Location: SF Bay Area / Remote.
About Kedara
Millions of families struggle to coordinate elder care. We're building an AI-powered Care Coordination System with personalized, voice-AI Assistant that becomes a trusted partner for caregivers—assisting them with managing the care coordination burden and reducing burnout.
Our founders scaled Speech AI and NLP at MindMeld and BabbleLabs (both acquired by Cisco). We're a small team of product, AI/ML, and senior care experts.
The Role
Design and build the core backend infrastructure for the application and real-time AI inference—powering our app including voice-AI conversational assistant. You will own the overall system architecture that powers the frontend and the AI orchestration layer optimizing for latency, cost, security, reliability and human-like conversational fluidity for the conversational assistant. You will work across GCP and AWS (using each for what it does best) and manage infrastructure costs across our GCP, AWS, and Nvidia Inception credit pools.
Core Infrastructure
- Partner with frontend, product, data and AI/ML leads to translate requirements into end-to-end system architecture
- Own end-to-end delivery from design through production for reliability and scalability. [Manage cloud credits wisely across GCP and AWS — architect for cost, performance]

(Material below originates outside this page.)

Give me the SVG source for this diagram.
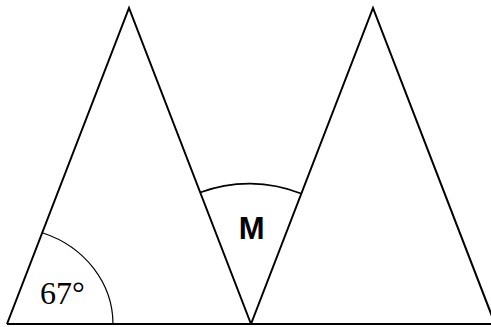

- Design scalable APIs serving user onboarding, data layer, identity and role based access controls
- Build security and compliance: HIPAA-compliant data handling, encryption, access controls, PHI protection
AI Inference Infrastructure
- Architecting real-time media transport layers (e.g., WebRTC or optimized WebSockets) to stream raw audio, video & image data between the mobile client and inference engine, for ultra-low latency in-app voice and video interactions
- Integrate and orchestrate different models (ASR, TTS, LLMs/SLMs, OCR etc), a multi-modal pipeline (audio/voice, video, images) and orchestration layer for “stateful agents” to coordinate complex care tasks
- Route inference between on-device models (Speech-to-Text, quick responses) and cloud LLMs (reasoning, RAG) based on latency and cost trade-offs
- Establish observability for inference quality: latency, token usage, cost per request, hallucination detection
Requirements
- 5-8+ years building distributed backend systems at scale, especially for consumer apps preferably from 0-1 in high ambiguity and high velocity environments
- AI-native, hands on with tools like Claude Code to rapidly build and expedite delivery while keeping thinking hat to ensure code quality, security and reliability for the platform.
- Strong proficiency in a systems language (eg Python) for rapid AI experimentation and implementation for high-performance and conversational fluidity.